Schwarzes Stirnband, schwarzer Pferdeschwanz, die Ärmel ihres Langarmshirts nach oben geschoben: So trat Elnaz Rekabi zum Kletter-Final bei den Asienmeisterschaften an. Sie sah aus wie jede x-beliebige Sportlerin. Aber eben nicht in ihrer iranischen Heimat, denn ein entscheidendes Detail fehlte: das Kopftuch.
Rekabi verpasste zwar das Podest, doch ihr 4. Platz ist Makulatur. Sie hat etwas Grösseres vollbracht. Eine ganz persönliche Revolution, die sie im Handumdrehen weltberühmt machte. Vor 6 Jahren hatte Rekabi als erste professionelle Klettersportlerin ihres Landes noch ihren grossen Respekt für die eigene Verschleierung mit religiösem Hintergrund bekundet. Sie entwarf wegen der starken Hitze beim Klettern gar ein Outfit, «das den Hidschab respektiert und mit dem Klettersport vereinbar ist».
Zwischen Bewunderung und Bedenken
Doch jetzt ist es genug. Rekabi reiht sich in die Riege derer ein, die mit Protesten gegen die Geschlechterdiskriminierung in ihrer Heimat aufstehen. Mit diesem Mut erntet sie riesige Bewunderung.
Ein «unglaublicher Moment» schreibt der im Iran geborene BBC -Korrespondent Bahman Kalbasi zum Video der 33-Jährigen. Die deutsche Journalistin Natalie Amiri sieht «eine Revolution im iranischen Profisport». Doch sie hat auch Bedenken: «Die Frage ist, ob sie jetzt wieder zurückkehren kann oder wird.»
Amiri machte sich zurecht Sorgen. Gemäss BBC sollen der Iranerin kurz nach dem Wettkampf der Pass und das Mobiltelefon abgenommen worden sein. Zudem soll sie am Dienstagmorgen unplanmässig aus Seoul Richtung Teheran ausgeflogen worden sein. Ihr Rückflug wäre ursprünglich am Mittwoch angesetzt gewesen.
Gewisse Meldungen, dass Rekabi nun das Gefängnis drohe, wiesen offizielle Stellen in Teheran umgehend als «Falschinformationen» zurück. Die iranische Botschaft in Südkorea liess Anfragen bezüglich Rekabis Aufenthaltsort jedoch unbeantwortet. Beobachter rechnen mit einem Ausschluss Rekabis aus der Nationalmannschaft und einem Ausreiseverbot. Kritiker fürchten, dass Rekabi festgenommen und eingeschüchtert wurde.

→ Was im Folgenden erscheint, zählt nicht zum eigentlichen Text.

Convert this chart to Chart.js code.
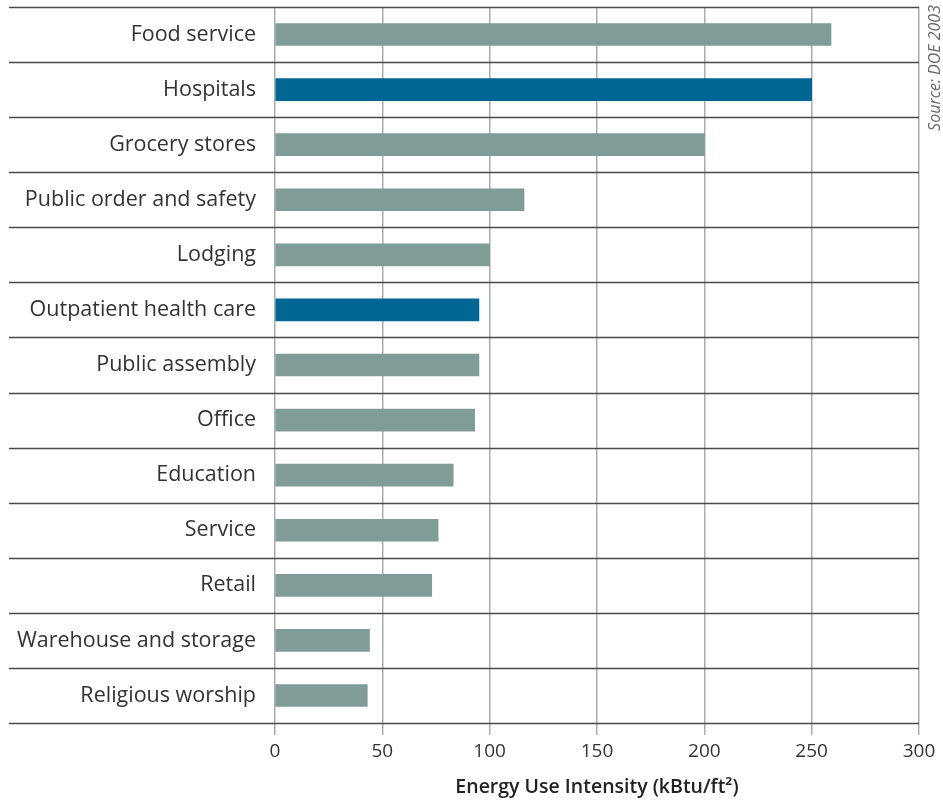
<!DOCTYPE html>
<html>
<head>
<meta charset="utf-8">
<script src="https://cdn.jsdelivr.net/npm/chart.js@4"></script>
<style>
  html, body { margin: 0; padding: 0; background: #fff; }
  #wrap { width: 943px; height: 803px; }
</style>
</head>
<body>
<div id="wrap"><canvas id="eui-chart" width="943" height="803"></canvas></div>
<script>
const categories = [
    'Food service', 'Hospitals', 'Grocery stores', 'Public order and safety',
    'Lodging', 'Outpatient health care', 'Public assembly', 'Office',
    'Education', 'Service', 'Retail', 'Warehouse and storage', 'Religious worship'
];
const euiValues = [259, 250, 200, 116, 100, 95, 95, 93, 83, 76, 73, 44, 43];
const healthCare = ['Hospitals', 'Outpatient health care'];
const xTicks = [0, 50, 100, 150, 200, 250, 300];

const GREY = '#7f9c96';
const BLUE = '#006794';
const FONT = "'Open Sans', 'Noto Sans', sans-serif";

// Row separators run across the labels too, so draw them from the y scale
const rowLines = {
    id: 'rowLines',
    afterDatasetsDraw(chart) {
        const ctx = chart.ctx;
        const y = chart.scales.y;
        const area = chart.chartArea;
        ctx.save();
        ctx.strokeStyle = '#4a4a4a';
        ctx.lineWidth = 1.5;
        for (let i = 0; i <= categories.length; i++) {
            const py = Math.round(y.getPixelForValue(i - 0.5)) + 0.5;
            ctx.beginPath();
            ctx.moveTo(9, py);
            ctx.lineTo(area.right, py);
            ctx.stroke();
        }
        ctx.restore();
    }
};

const sourceNote = {
    id: 'sourceNote',
    afterDraw(chart) {
        const ctx = chart.ctx;
        ctx.save();
        ctx.translate(935, 5);
        ctx.rotate(-Math.PI / 2);
        ctx.font = "italic 16px " + FONT;
        ctx.fillStyle = '#666';
        ctx.textAlign = 'right';
        ctx.textBaseline = 'middle';
        ctx.fillText('Source: DOE 2003', 0, 0);
        ctx.restore();
    }
};

const ctx = document.getElementById('eui-chart').getContext('2d');
const chartInstance = new Chart(ctx, {
    type: 'bar',
    data: {
        labels: categories,
        datasets: [{
            data: euiValues,
            backgroundColor: categories.map(c => healthCare.includes(c) ? BLUE : GREY),
            barThickness: 22,
            borderWidth: 0
        }]
    },
    options: {
        indexAxis: 'y',
        responsive: false,
        animation: false,
        layout: { padding: { top: 7, right: 24, bottom: 4, left: 0 } },
        plugins: {
            legend: { display: false },
            tooltip: { enabled: false }
        },
        scales: {
            x: {
                min: 0,
                max: 300,
                afterBuildTicks(scale) {
                    scale.ticks = xTicks.map(v => ({ value: v }));
                },
                afterFit(scale) { scale.height = 76; },
                grid: {
                    color: '#a6adb3',
                    lineWidth: 1.5,
                    tickLength: 12,
                    tickColor: '#a6adb3'
                },
                border: { display: false },
                ticks: {
                    padding: 5,
                    color: '#333',
                    font: { family: FONT, size: 19 }
                },
                title: {
                    display: true,
                    text: 'Energy Use Intensity (kBtu/ft²)',
                    color: '#222',
                    font: { family: FONT, size: 19.5, weight: '600' },
                    padding: 0
                }
            },
            y: {
                afterFit(scale) {
                    scale.width = 275;
                    scale.paddingTop = 0;
                    scale.paddingBottom = 0;
                },
                grid: { display: false, drawTicks: false },
                border: { display: false },
                ticks: {
                    padding: 19,
                    color: '#333',
                    font: { family: FONT, size: 21.5 }
                }
            }
        }
    },
    plugins: [rowLines, sourceNote]
});
</script>
</body>
</html>
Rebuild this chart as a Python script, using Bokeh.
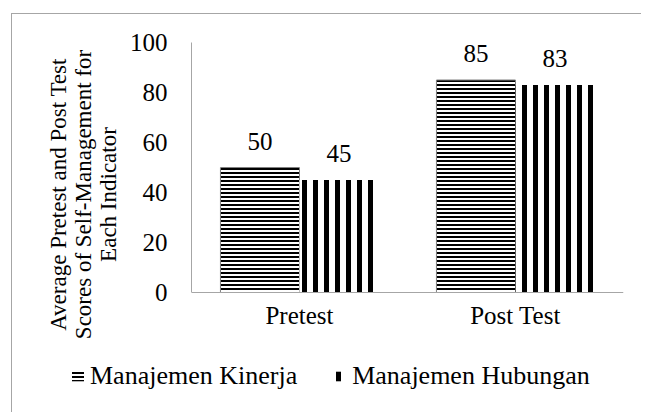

Weltverband nimmt Kontakt auf
Der internationale Sportkletter-Weltverband (IFSC) hat Kontakt zu Rekabi aufgenommen. «Soweit wir wissen, kehrt sie zurück in den Iran, und wir werden weiter beobachten, wie sich die Situation nach ihrer Ankunft entwickelt», heisst es in einer Stellungnahme des Verbandes. Man versuche aktuell, «die Fakten zu ermitteln».
Die Sicherheit von Sportlerinnen und Sportlern stehe «an erster Stelle», der Verband unterstütze «alle Bemühungen, ein geschätztes Mitglied unserer Gemeinschaft in dieser Situation zu schützen».
Erzwungene Stellungnahme?
Auf Rekabis Instagram-Seite wurde am Dienstag ein persönliches Statement veröffentlicht. Sie entschuldigte sich zunächst «für die Sorgen, die ich verursacht habe», heisst es da. Dass sie bei ihrem Wettkampf am Sonntag ihre traditionelle Kopfbedeckung nicht getragen habe, sei «unabsichtlich» gewesen.
Ihr Hidschab sei «ungewollt problematisch geworden», da sie schnell und plötzlich zum Wettkampf gerufen worden sei. Experten befürchten, dass es sich jedoch um eine erzwungene Stellungnahme handeln könnte.
Rekabi ist nicht allein
Auch im Ausland haben iranische Frauen in Sportwettbewerben Kopftücher zu tragen. Eine Sittenregel, die mittlerweile immer öfter vehement infrage gestellt wird. Seit Wochen protestieren vor allem Frauen in der islamischen Welt gegen Regierung und Regeln. Sie verbrennen ihre Kopftücher oder demonstrieren geschlossen – als Reaktion auf das Schicksal von Mahsa Amini.
Die 22-Jährige war im September festgenommen worden, weil sie ihr Kopftuch nicht streng vorschriftsmässig getragen haben soll. Kurze Zeit später war sie tot, die Umstände sind ungeklärt, die Auswirkungen riesig.